The appellant pleaded not guilty to murdering the deceased who was the second wife of the same person to whom she was the first wife. The deceased died as the result of loss of blood and haemoragic shock due to blood loss which is believed to have been caused by the appellant in a fight inside the house. No-one actually saw the fight between the appellant and the deceased except that the deceased emerged from the house with a deep cut on her neck which bled profusely. The only evidence of the fight is from the appellant who says that the deceased attacked her inside the house with a stone on her jaw and she felt she lost some teeth. She then punched the deceased once and the second time she did so with the hand that held the knife she was using or had just used to peel potatoes. The knife inflicted the injury that resulted in the loss of blood.

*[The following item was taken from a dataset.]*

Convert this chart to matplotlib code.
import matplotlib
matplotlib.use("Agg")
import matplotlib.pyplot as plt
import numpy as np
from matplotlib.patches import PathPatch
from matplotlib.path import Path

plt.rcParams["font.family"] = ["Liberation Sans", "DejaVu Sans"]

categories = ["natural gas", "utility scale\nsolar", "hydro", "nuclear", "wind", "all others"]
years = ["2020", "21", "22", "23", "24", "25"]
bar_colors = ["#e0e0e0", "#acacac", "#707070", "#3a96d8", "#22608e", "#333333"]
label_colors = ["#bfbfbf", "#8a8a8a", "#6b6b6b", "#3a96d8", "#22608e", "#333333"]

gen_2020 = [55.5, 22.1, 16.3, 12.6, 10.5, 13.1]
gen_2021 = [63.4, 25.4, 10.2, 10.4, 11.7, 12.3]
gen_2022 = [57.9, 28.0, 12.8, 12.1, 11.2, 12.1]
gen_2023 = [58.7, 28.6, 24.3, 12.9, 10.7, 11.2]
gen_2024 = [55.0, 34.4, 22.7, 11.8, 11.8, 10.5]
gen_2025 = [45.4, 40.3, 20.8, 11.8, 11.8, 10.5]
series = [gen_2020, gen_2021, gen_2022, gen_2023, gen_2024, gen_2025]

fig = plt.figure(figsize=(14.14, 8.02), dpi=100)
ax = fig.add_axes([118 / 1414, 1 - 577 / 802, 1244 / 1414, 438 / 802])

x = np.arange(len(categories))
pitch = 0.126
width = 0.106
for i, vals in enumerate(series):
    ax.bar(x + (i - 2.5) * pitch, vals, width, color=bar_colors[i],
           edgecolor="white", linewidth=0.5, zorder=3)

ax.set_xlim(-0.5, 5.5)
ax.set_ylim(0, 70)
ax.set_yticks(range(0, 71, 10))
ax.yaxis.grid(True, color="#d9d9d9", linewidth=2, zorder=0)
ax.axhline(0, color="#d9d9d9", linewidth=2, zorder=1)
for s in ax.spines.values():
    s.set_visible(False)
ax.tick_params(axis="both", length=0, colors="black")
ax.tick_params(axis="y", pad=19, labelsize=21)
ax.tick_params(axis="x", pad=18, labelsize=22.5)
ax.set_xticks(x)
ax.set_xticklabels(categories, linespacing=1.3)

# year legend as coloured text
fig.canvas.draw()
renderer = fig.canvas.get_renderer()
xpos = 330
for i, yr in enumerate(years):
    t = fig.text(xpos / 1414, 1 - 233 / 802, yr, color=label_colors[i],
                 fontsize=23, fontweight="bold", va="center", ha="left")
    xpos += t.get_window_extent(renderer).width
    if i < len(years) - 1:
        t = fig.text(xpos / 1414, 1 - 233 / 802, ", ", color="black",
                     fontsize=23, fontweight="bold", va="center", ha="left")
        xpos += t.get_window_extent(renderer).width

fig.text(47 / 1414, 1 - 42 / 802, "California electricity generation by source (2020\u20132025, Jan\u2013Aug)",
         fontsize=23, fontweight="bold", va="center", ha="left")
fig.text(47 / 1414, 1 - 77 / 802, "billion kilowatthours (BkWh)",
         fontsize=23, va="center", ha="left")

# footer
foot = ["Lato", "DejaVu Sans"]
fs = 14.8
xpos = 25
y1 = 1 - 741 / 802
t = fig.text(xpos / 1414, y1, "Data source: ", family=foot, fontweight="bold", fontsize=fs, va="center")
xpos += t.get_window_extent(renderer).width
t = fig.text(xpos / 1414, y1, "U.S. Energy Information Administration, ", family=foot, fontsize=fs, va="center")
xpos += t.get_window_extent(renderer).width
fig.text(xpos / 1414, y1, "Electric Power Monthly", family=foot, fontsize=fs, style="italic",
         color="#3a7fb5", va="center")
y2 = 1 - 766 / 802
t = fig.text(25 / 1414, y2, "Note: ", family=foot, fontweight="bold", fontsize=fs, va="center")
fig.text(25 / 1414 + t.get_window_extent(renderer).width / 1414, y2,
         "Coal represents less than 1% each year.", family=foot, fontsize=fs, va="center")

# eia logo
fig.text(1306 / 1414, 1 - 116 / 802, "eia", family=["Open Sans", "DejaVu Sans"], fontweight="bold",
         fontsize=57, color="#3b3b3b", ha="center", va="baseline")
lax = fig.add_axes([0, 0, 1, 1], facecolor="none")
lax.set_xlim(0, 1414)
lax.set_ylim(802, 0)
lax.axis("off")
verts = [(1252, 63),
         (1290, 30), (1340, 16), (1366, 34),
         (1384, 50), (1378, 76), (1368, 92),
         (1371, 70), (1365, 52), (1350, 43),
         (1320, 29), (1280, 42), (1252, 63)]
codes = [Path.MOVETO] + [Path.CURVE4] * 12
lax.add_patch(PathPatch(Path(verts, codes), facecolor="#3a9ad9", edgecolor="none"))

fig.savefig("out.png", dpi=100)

The defence relied upon was provocation. There is no evidence that the appellant started the trouble. It seems clear that the deceased took the fight to the appellant and struck her with the stone. This prompted instant retaliation from the appellant. The only evidence of what actually happened was from the appellant herself. The trial judge treated this evidence as pleading or raising self-defence and went on to find that the appellant was guilty of murder. But he failed to give any consideration whatever to the defence of provocation relied upon by the defence on the basis that the appellant acted on sudden provocation by the deceased and before there was time for her passion to cool. This inference is open on the appellant’s evidence, being the only evidence before the judge as to what happened. There being no direct evidence to prove that she intended to cause bodily harm to the deceased the court must accept the appellant’s story that she did not mean nor intend to harm the deceased except that she was provoked by her to react in that manner. The appellant was struck with a stone which is a lethal weapon albeit of a lesser degree than a knife. The act of assault on the deceased is not disproportionate to the provocation and on the evidence this defence of provocation was clearly open to the appellant. A conviction for murder is not supported by the evidence. The verdict is thus unsafe and unsatisfactory. Self-defence has been properly held unavailable, however there is evidence to find the accused guilty of manslaughter and we quash the verdict of murder and substitute a verdict of guilty of manslaughter.
For the offence of manslaughter we impose a sentence of 4 years imprisonment with light labour.
We uphold the appeal against conviction and sentence and substitute a sentence of 4 years imprisonment with light labour.